Do this:
Only the lines from the line containing "Generate a Python" to the line containing "from matplotlib.ticker import FixedLocator", with both of those lines, are to be repeated exactly. Leave the images out.

Material provided:

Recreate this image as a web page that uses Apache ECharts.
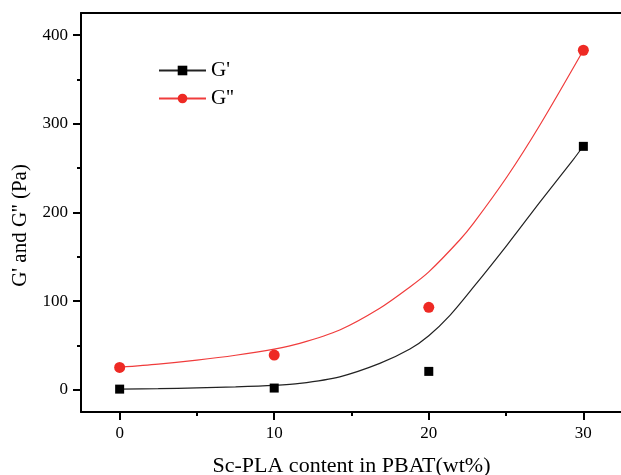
<!DOCTYPE html>
<html><head><meta charset="utf-8">
<script src="https://cdn.jsdelivr.net/npm/echarts@6/dist/echarts.min.js"></script>
<style>html,body{margin:0;padding:0;background:#fff}#c{width:621px;height:475px}</style>
</head><body><div id="c"></div>
<script>
// Data
const content = [0, 10, 20, 30];                 // Sc-PLA content (wt%)
const gPrime = [0.8, 2, 20.8, 274.6];            // G' (Pa)
const gDouble = [25.3, 39.2, 93.1, 383];         // G'' (Pa)
// fitted curves, points
const gPrimeFitX = [0, 2.5, 5, 7.5, 10, 11.65, 14.24, 16.83, 18.78, 20, 21.37, 22.9, 25.05, 27.2, 29.36, 30];
const gPrimeFit = [0.8, 1.3, 2.2, 3.3, 5, 7.2, 14.7, 29.8, 46, 61, 84, 116, 163, 212, 260, 275];
const gDoubleFitX = [0, 2.5, 5, 7.5, 10, 11.65, 14.24, 16.83, 18.78, 20, 22, 22.9, 25.05, 27.2, 30];
const gDoubleFit = [25.5, 29, 33.5, 39, 46, 52.4, 67.5, 92, 116, 133, 169, 188, 240, 299, 383];
const xMajor = [0, 10, 20, 30];
const xMinor = [5, 15, 25];
const yMajor = [0, 100, 200, 300, 400];
const yMinor = [50, 150, 250, 350];

const FONT = '"Liberation Serif", "Times New Roman", serif';
const zip = (xs, ys) => xs.map((x, i) => [x, ys[i]]);
const chart = echarts.init(document.getElementById('c'), null, {renderer: 'canvas'});
const axisLine = {show: true, onZero: false, lineStyle: {color: '#000', width: 2}};
chart.setOption({
  animation: false,
  backgroundColor: '#fff',
  grid: {left: 81, top: 13, width: 541, bottom: 63, containLabel: false, outerBoundsMode: 'none'},
  legend: {
    orient: 'vertical', left: 158, top: 60, padding: 0, itemWidth: 47, itemHeight: 12, itemGap: 7,
    data: ["G'", "G''"],
    textStyle: {fontFamily: FONT, fontSize: 21, lineHeight: 20, color: '#000'}
  },
  xAxis: [{
    type: 'value', min: -2.5, max: 32.5, position: 'bottom',
    name: 'Sc-PLA content in PBAT(wt%)', nameLocation: 'middle', nameGap: 43,
    nameTextStyle: {fontFamily: FONT, fontSize: 22, color: '#000'},
    axisLine: axisLine,
    axisTick: {show: true, inside: false, length: 8, customValues: xMajor, lineStyle: {color: '#000', width: 2}},
    axisLabel: {customValues: xMajor, fontFamily: FONT, fontSize: 17, color: '#000', margin: 13},
    splitLine: {show: false}
  }, {
    type: 'value', min: -2.5, max: 32.5, position: 'bottom',
    axisLine: {show: false, onZero: false},
    axisTick: {show: true, length: 4, customValues: xMinor, lineStyle: {color: '#000', width: 2}},
    axisLabel: {show: false, customValues: xMinor},
    splitLine: {show: false}
  }, {
    type: 'value', min: -2.5, max: 32.5, position: 'top',
    axisLine: axisLine, axisTick: {show: false}, axisLabel: {show: false}, splitLine: {show: false}
  }],
  yAxis: [{
    type: 'value', min: -25, max: 425, position: 'left',
    name: "G' and G'' (Pa)", nameLocation: 'middle', nameGap: 50, nameRotate: 90,
    nameTextStyle: {fontFamily: FONT, fontSize: 21, color: '#000', padding: [0, 26, 0, 0]},
    axisLine: axisLine,
    axisTick: {show: true, length: 8, customValues: yMajor, lineStyle: {color: '#000', width: 2}},
    axisLabel: {customValues: yMajor, fontFamily: FONT, fontSize: 17, color: '#000', margin: 13},
    splitLine: {show: false}
  }, {
    type: 'value', min: -25, max: 425, position: 'left',
    axisLine: {show: false, onZero: false},
    axisTick: {show: true, length: 4, customValues: yMinor, lineStyle: {color: '#000', width: 2}},
    axisLabel: {show: false, customValues: yMinor},
    splitLine: {show: false}
  }],
  series: [
    {name: "G'", type: 'line', data: zip(gPrimeFitX, gPrimeFit), smooth: 0.3, showSymbol: false,
     symbol: 'rect', symbolSize: 10, color: '#000', lineStyle: {color: '#222', width: 1.2}, z: 2},
    {name: "G''", type: 'line', data: zip(gDoubleFitX, gDoubleFit), smooth: 0.3, showSymbol: false,
     symbol: 'circle', symbolSize: 11, color: '#ee2a24', lineStyle: {color: '#f03c3c', width: 1.2}, z: 2},
    {name: "G'", type: 'scatter', data: zip(content, gPrime), symbol: 'rect', symbolSize: 9,
     itemStyle: {color: '#000', opacity: 1}, z: 3},
    {name: "G''", type: 'scatter', data: zip(content, gDouble), symbol: 'circle', symbolSize: 11,
     itemStyle: {color: '#ee2a24', opacity: 1}, z: 3}
  ]
});
</script></body></html>
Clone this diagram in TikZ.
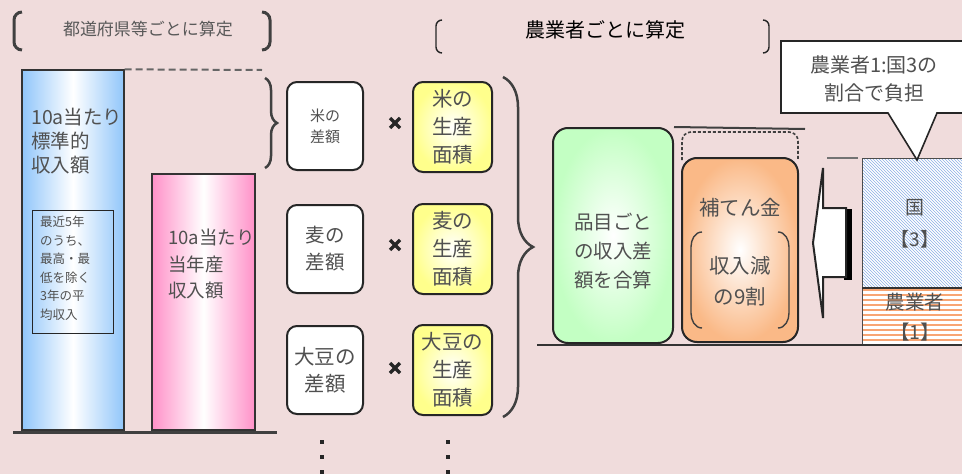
\documentclass[tikz,border=0pt]{standalone}
\usepackage{fontspec}
\setmainfont{Noto Sans CJK JP}
\usetikzlibrary{decorations.pathreplacing,patterns,calc}
\definecolor{bg}{RGB}{240,220,220}
\definecolor{barblue}{RGB}{145,198,250}
\definecolor{barpink}{RGB}{255,145,200}
\definecolor{boxyellow}{RGB}{255,255,140}
\definecolor{boxgreen}{RGB}{195,255,195}
\definecolor{boxorange}{RGB}{250,185,135}
\definecolor{txt}{RGB}{80,80,80}
\definecolor{hatch}{RGB}{140,175,230}
\definecolor{stripe}{RGB}{248,165,115}
\begin{document}
\begin{tikzpicture}[x=1pt,y=-1pt,
  bar/.style={draw=black!80, line width=1.3},
  lbl/.style={text=txt, inner sep=0pt},
  diffbox/.style={draw=black!85, line width=2, rounded corners=10, fill=white,
    minimum width=76, minimum height=88, text=txt, align=center, inner sep=0pt},
  areabox/.style={draw=black!85, line width=2, rounded corners=10, inner color=white,
    outer color=boxyellow, minimum width=79, minimum height=90, align=center, text=txt,
    inner sep=0pt, font=\fontsize{20.5}{28}\selectfont},
  brc/.style={decorate, line width=2.5, draw=black!75},
  timesmark/.style={line width=3.2, draw=black!85},
  thickbr/.style={line width=3, draw=black!75},
  thinbr/.style={line width=1.4, draw=black!85},
]
\fill[bg] (0,0) rectangle (962,474);
\useasboundingbox (0,0) rectangle (962,474);

% top-left bracket label
\draw[thickbr] (22,12) to[out=180,in=90] (14,20) -- (14,42) to[out=-90,in=180] (22,50);
\draw[thickbr] (262,12) to[out=0,in=90] (270,20) -- (270,42) to[out=-90,in=0] (262,50);
\node[lbl, font=\fontsize{17}{20}\selectfont, text=black!65] (ttl1) at (148,29) {都道府県等ごとに算定};

% top-middle bracket label
\draw[thinbr] (442,20) to[out=180,in=90] (436,26) -- (436,47) to[out=-90,in=180] (442,53);
\draw[thinbr] (763,20) to[out=0,in=90] (769,26) -- (769,47) to[out=-90,in=0] (763,53);
\node[lbl, font=\fontsize{20}{22}\selectfont, text=black] (ttl2) at (605,30) {農業者ごとに算定};

% standard income bar
\node[bar, minimum width=102, minimum height=360, left color=barblue, right color=barblue, middle color=white, inner sep=0pt] (std) at (73,250) {};
\node[lbl, anchor=north west, align=left, font=\fontsize{19.5}{24}\selectfont] (stdtxt) at (31,108) {10a当たり\\標準的\\収入額};
\node[draw=black!85, line width=1, minimum width=81, minimum height=123, inner sep=0pt] (avg) at (72.5,271.5) {};
\node[lbl, anchor=north west, align=left, font=\fontsize{12.5}{18.5}\selectfont] (avgtxt) at (40,216) {最近5年\\のうち、\\最高・最\\低を除く\\3年の平\\均収入};

% current income bar
\node[bar, minimum width=103, minimum height=256, left color=barpink, right color=barpink, middle color=white, inner sep=0pt] (cur) at (203.5,302) {};
\node[lbl, anchor=north west, align=left, font=\fontsize{18.5}{26.5}\selectfont] (curtxt) at (168,229) {10a当たり\\当年産\\収入額};

\coordinate (b1) at (13,432);
\coordinate (b2) at (277,432);
\draw[line width=3, black!75] (b1) -- (b2);
\coordinate (dashend) at (262,70);
\draw[line width=2, black!60, dash pattern=on 7 off 4] (std.north east) -- (dashend);

% small brace
\coordinate (sb1) at (265,78);
\coordinate (sb2) at (265,168);
\draw[brc, decoration={brace, amplitude=12}] (sb1) -- (sb2);

% difference boxes
\node[diffbox, font=\fontsize{15}{21}\selectfont] (rice) at (325,126) {米の\\差額};
\node[diffbox, font=\fontsize{19.5}{27}\selectfont] (wheat) at (325,249) {麦の\\差額};
\node[diffbox, font=\fontsize{20.5}{27}\selectfont] (soy) at (325,370) {大豆の\\差額};

% area boxes
\node[areabox] (ricea) at (452.5,127) {米の\\生産\\面積};
\node[areabox] (wheata) at (452.5,249) {麦の\\生産\\面積};
\node[areabox] (soya) at (452.5,370) {大豆の\\生産\\面積};

% multiplication marks
\foreach \yy/\nm in {123/m1,245/m2,368/m3}{
  \coordinate (\nm) at (395,\yy);
  \draw[timesmark] ($(\nm)+(-5,-5)$) -- ($(\nm)+(5,5)$);
  \draw[timesmark] ($(\nm)+(-5,5)$) -- ($(\nm)+(5,-5)$);
}

% continuation dots
\foreach \xx in {322,448}{
  \foreach \yy in {442,457,472}{
    \fill[black!85] (\xx-2.2,\yy-2.2) rectangle (\xx+2.2,\yy+2.2);
  }
}

% big brace
\coordinate (bb1) at (503,77);
\coordinate (bb2) at (503,417);
\draw[brc, decoration={brace, amplitude=30}] (bb1) -- (bb2);

% sum box
\node[draw=black!85, line width=2, rounded corners=15, inner color=white, outer color=boxgreen, minimum width=120, minimum height=215, inner sep=0pt] (sum) at (613,235.5) {};
\node[lbl, align=center, font=\fontsize{19.5}{29}\selectfont] (sumtxt) at (613,251) {品目ごと\\の収入差\\額を合算};

% compensation box
\node[draw=black!85, line width=2, rounded corners=15, inner color=white, outer color=boxorange, minimum width=116, minimum height=184, inner sep=0pt] (comp) at (740,250) {};
\node[lbl, font=\fontsize{20.5}{22}\selectfont] (comptxt) at (740,208) {補てん金};
\node[lbl, align=center, font=\fontsize{20.5}{31}\selectfont] (comptxt2) at (740,281) {収入減\\の9割};
\draw[line width=1.4, black!75] (702,232) to[out=180,in=90] (691,247) -- (691,313) to[out=-90,in=180] (702,328);
\draw[line width=1.4, black!75] (778,232) to[out=0,in=90] (789,247) -- (789,313) to[out=-90,in=0] (778,328);

% top line and dashed outline above comp box
\coordinate (tl2) at (805,129);
\draw[line width=2, black!75] (sum.north east) -- (tl2);
\coordinate (d1) at (682,160);
\coordinate (d4) at (798,160);
\draw[line width=1.6, black!75, dash pattern=on 3 off 2, rounded corners=9] (d1) -- (682,132) -- (798,132) -- (d4);

% base line right
\coordinate (r1) at (537,345);
\coordinate (r2) at (962,345);
\draw[line width=2.5, black!80] (r1) -- (r2);

% share box: country (hatched) and farmer (striped)
\fill[white] (862,158) rectangle (962,288);
\fill[pattern=north west lines, pattern color=hatch] (862,158) rectangle (962,288);
\fill[white] (862,288) rectangle (962,344);
\foreach \yy in {290,295,...,342}{
  \draw[line width=2.8, stripe] (862,\yy) -- (962,\yy);
}
\draw[line width=1, black!70] (962,158) -- (862,158) -- (862,344);
\draw[line width=1.5, black!80] (862,288) -- (962,288);
\node[lbl, align=center, font=\fontsize{19}{32}\selectfont] (kuni) at (915,224) {国\\【3】};
\node[lbl, align=center, font=\fontsize{19.5}{30}\selectfont] (farmer) at (915,317) {農業者\\【1】};
\coordinate (sl1) at (827,158);
\coordinate (sl2) at (858,158);
\draw[line width=2, black!55] (sl1) -- (sl2);

% block arrow pointing left
\fill[black] (844,209) rectangle (852,280);
\draw[line width=2, black!85, fill=white] (846,208) -- (823,208) -- (823,168) -- (813,243) -- (823,318) -- (823,277) -- (846,277) -- cycle;

% speech callout
\coordinate (tip) at (917,160);
\draw[line width=1.6, black!85, fill=white] (781,41) -- (966,41) -- (966,113) -- (937,113) -- (tip) -- (888,113) -- (781,113) -- cycle;
\node[lbl, align=center, font=\fontsize{20}{28}\selectfont] (note) at (874,79) {農業者1:国3の\\割合で負担};
\end{tikzpicture}
\end{document}
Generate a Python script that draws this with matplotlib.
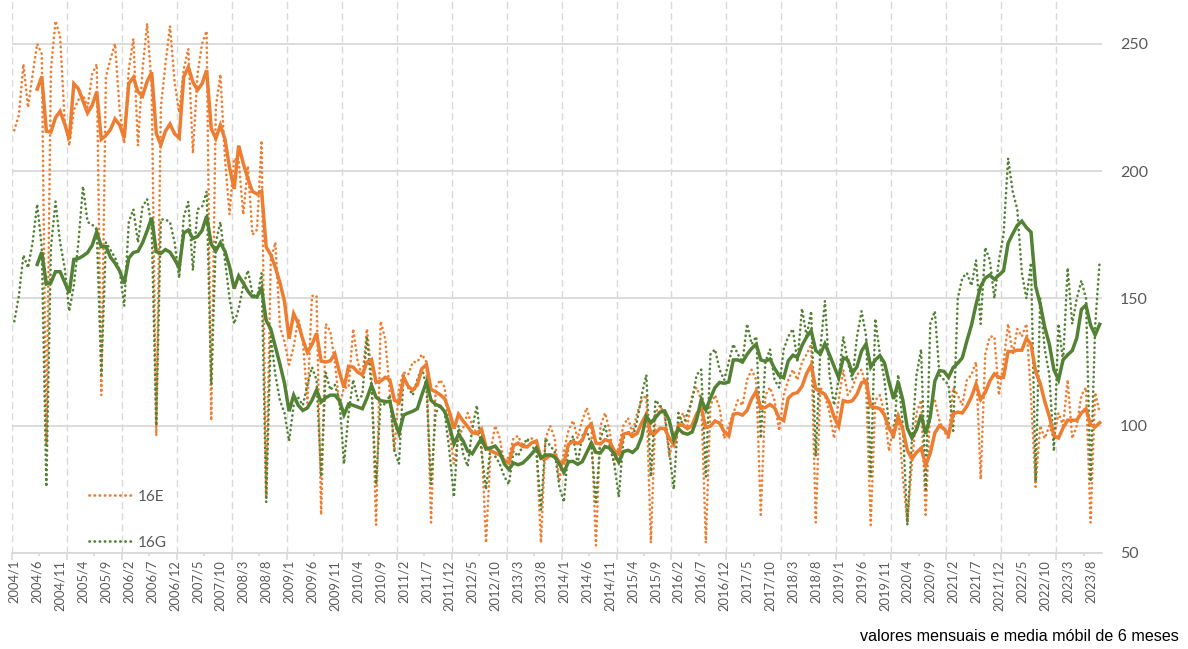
import numpy as np
import pandas as pd
import matplotlib
matplotlib.use("Agg")
import matplotlib.pyplot as plt
from matplotlib.lines import Line2D
from matplotlib.ticker import FixedLocator

# monthly values, 2004/1 .. 2023/10
start_year = 2004
e_16 = [
    216, 222, 242, 225, 238, 250, 246, 93, 240, 259, 253, 220,   # 2004
    210, 224, 228, 230, 225, 238, 242, 112, 237, 244, 250, 224,  # 2005
    211, 240, 252, 210, 240, 258, 233, 96, 225, 242, 257, 235,   # 2006
    223, 240, 248, 207, 238, 250, 255, 102, 225, 238, 205, 183,  # 2007
    205, 204, 183, 202, 175, 177, 212, 72, 165, 172, 139, 133,   # 2008
    124, 131, 142, 134, 109, 151, 151, 65, 140, 137, 125, 108,   # 2009
    115, 115, 138, 125, 119, 138, 121, 61, 141, 134, 113, 90,    # 2010
    115, 121, 120, 125, 125, 128, 125, 62, 115, 118, 115, 98,    # 2011
    85, 96, 99, 105, 100, 97, 95, 54, 90, 100, 95, 85,           # 2012
    88, 95, 96, 92, 94, 95, 92, 54, 95, 100, 95, 78,             # 2013
    90, 98, 102, 95, 102, 107, 100, 53, 100, 105, 98, 85,        # 2014
    92, 100, 103, 97, 105, 110, 112, 54, 105, 108, 104, 88,      # 2015
    96, 100, 105, 100, 112, 115, 110, 54, 108, 112, 107, 95,     # 2016
    100, 105, 110, 108, 118, 122, 118, 65, 112, 115, 110, 98,    # 2017
    112, 118, 122, 118, 125, 128, 132, 62, 115, 112, 105, 95,    # 2018
    110, 122, 112, 115, 120, 122, 115, 61, 110, 112, 105, 90,    # 2019
    100, 105, 80, 62, 85, 105, 110, 65, 108, 110, 102, 98,       # 2020
    95, 115, 112, 108, 118, 120, 125, 79, 128, 135, 135, 112,    # 2021
    125, 140, 128, 138, 135, 140, 111, 76, 100, 95, 100, 95,     # 2022
    105, 100, 118, 95, 100, 112, 115, 62, 113, 105,              # 2023
]
g_16 = [
    141, 151, 167, 162, 172, 187, 170, 76, 170, 188, 172, 162,   # 2004
    145, 155, 172, 194, 180, 179, 177, 120, 172, 169, 166, 161,  # 2005
    147, 180, 185, 172, 186, 189, 178, 100, 181, 181, 180, 172,  # 2006
    158, 182, 188, 161, 185, 186, 192, 116, 172, 180, 165, 150,  # 2007
    140, 146, 155, 161, 152, 150, 160, 70, 135, 120, 110, 105,   # 2008
    94, 108, 111, 108, 116, 123, 118, 80, 121, 114, 116, 110,    # 2009
    85, 105, 118, 110, 112, 135, 115, 77, 110, 108, 112, 90,     # 2010
    85, 120, 115, 112, 118, 123, 115, 77, 105, 108, 105, 90,     # 2011
    72, 100, 89, 84, 99, 108, 90, 75, 92, 88, 85, 80,            # 2012
    77, 90, 88, 92, 95, 92, 90, 67, 95, 92, 90, 76,              # 2013
    70, 92, 96, 85, 96, 98, 92, 70, 95, 100, 92, 85,             # 2014
    72, 95, 98, 95, 102, 112, 120, 80, 110, 108, 105, 90,        # 2015
    75, 105, 100, 105, 110, 120, 122, 80, 128, 130, 122, 118,    # 2016
    125, 132, 128, 125, 140, 132, 135, 95, 125, 130, 118, 115,   # 2017
    130, 135, 138, 125, 146, 135, 145, 88, 130, 149, 120, 108,   # 2018
    118, 135, 125, 118, 135, 145, 135, 80, 142, 128, 118, 100,   # 2019
    95, 120, 100, 61, 95, 120, 130, 75, 140, 145, 120, 118,      # 2020
    116, 98, 150, 158, 160, 155, 165, 140, 170, 165, 150, 165,   # 2021
    175, 205, 192, 185, 160, 150, 164, 78, 150, 130, 120, 90,    # 2022
    140, 125, 162, 140, 150, 157, 150, 78, 139, 165,             # 2023
]
y_ticks = [50, 100, 150, 200, 250]
caption = "valores mensuais e media móbil de 6 meses"

n = len(e_16)
x = np.arange(n)
month_labels = [f"{start_year + i // 12}/{i % 12 + 1}" for i in range(n)]

df = pd.DataFrame({"16E": e_16, "16G": g_16})
ma = df.rolling(6).mean()

ORANGE = "#ED7D31"
GREEN = "#548235"
GRID = "#D9D9D9"
TXT = "#595959"

fig = plt.figure(figsize=(11.88, 6.49), dpi=100)
ax = fig.add_axes([12 / 1188, 96 / 649, 1090 / 1188, 553 / 649])

dot = (0, (0.1, 1.75))
ax.plot(x, df["16E"], color=ORANGE, lw=1.9, ls=dot, dash_capstyle="round", label="16E")
ax.plot(x, df["16G"], color=GREEN, lw=1.9, ls=dot, dash_capstyle="round", label="16G")
ax.plot(x, ma["16E"], color=ORANGE, lw=2.5, solid_joinstyle="miter")
ax.plot(x, ma["16G"], color=GREEN, lw=2.5, solid_joinstyle="miter")

ax.set_xlim(-0.5, n - 0.5)
ax.set_ylim(50, 50 + 553 / 2.546)

# labels every 5 months, year boundaries as dashed grid
ax.xaxis.set_major_locator(FixedLocator(x[::5]))
ax.set_xticklabels(month_labels[::5], rotation=90, fontsize=9.3, color=TXT, family="Lato")
ax.tick_params(axis="x", which="major", length=0, pad=5)
ax.xaxis.set_minor_locator(FixedLocator(np.arange(-0.5, n, 12)))
ax.tick_params(axis="x", which="minor", length=5, color=GRID, width=1.2)
ax.grid(axis="x", which="minor", color=GRID, ls=(0, (5, 3)), lw=1.0)
half_years = np.arange(5.5, n, 12)
ax.vlines(half_years, 0, -0.006, transform=ax.get_xaxis_transform(), color=GRID, lw=1.2, clip_on=False)

ax.yaxis.tick_right()
ax.set_yticks(y_ticks)
ax.set_yticklabels([str(v) for v in y_ticks], fontsize=11.5, color=TXT, family="Lato")
ax.tick_params(axis="y", length=0, pad=13)
ax.grid(axis="y", color=GRID, lw=1.3)
ax.set_axisbelow(True)

for side in ["top", "left", "right"]:
    ax.spines[side].set_visible(False)
ax.spines["bottom"].set_color(GRID)
ax.spines["bottom"].set_linewidth(1.3)

handles = [
    Line2D([], [], color=ORANGE, lw=2.0, ls=dot, dash_capstyle="round"),
    Line2D([], [], color=GREEN, lw=2.0, ls=dot, dash_capstyle="round"),
]
leg = ax.legend(handles, ["16E", "16G"], loc="lower left", bbox_to_anchor=(0.071, 0.006),
                frameon=False, fontsize=11, handlelength=2.7, handletextpad=0.45,
                labelspacing=2.1, borderpad=0, borderaxespad=0)
for t in leg.get_texts():
    t.set_color(TXT)
    t.set_family("Lato")

fig.text(0.992, 0.02, caption, ha="right", va="center", fontsize=11.6,
         family="Liberation Sans", color="#000000")

fig.savefig("out.png", dpi=100)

Problem solution:
Generate a Python script that draws this with matplotlib.
import numpy as np
import pandas as pd
import matplotlib
matplotlib.use("Agg")
import matplotlib.pyplot as plt
from matplotlib.lines import Line2D
from matplotlib.ticker import FixedLocator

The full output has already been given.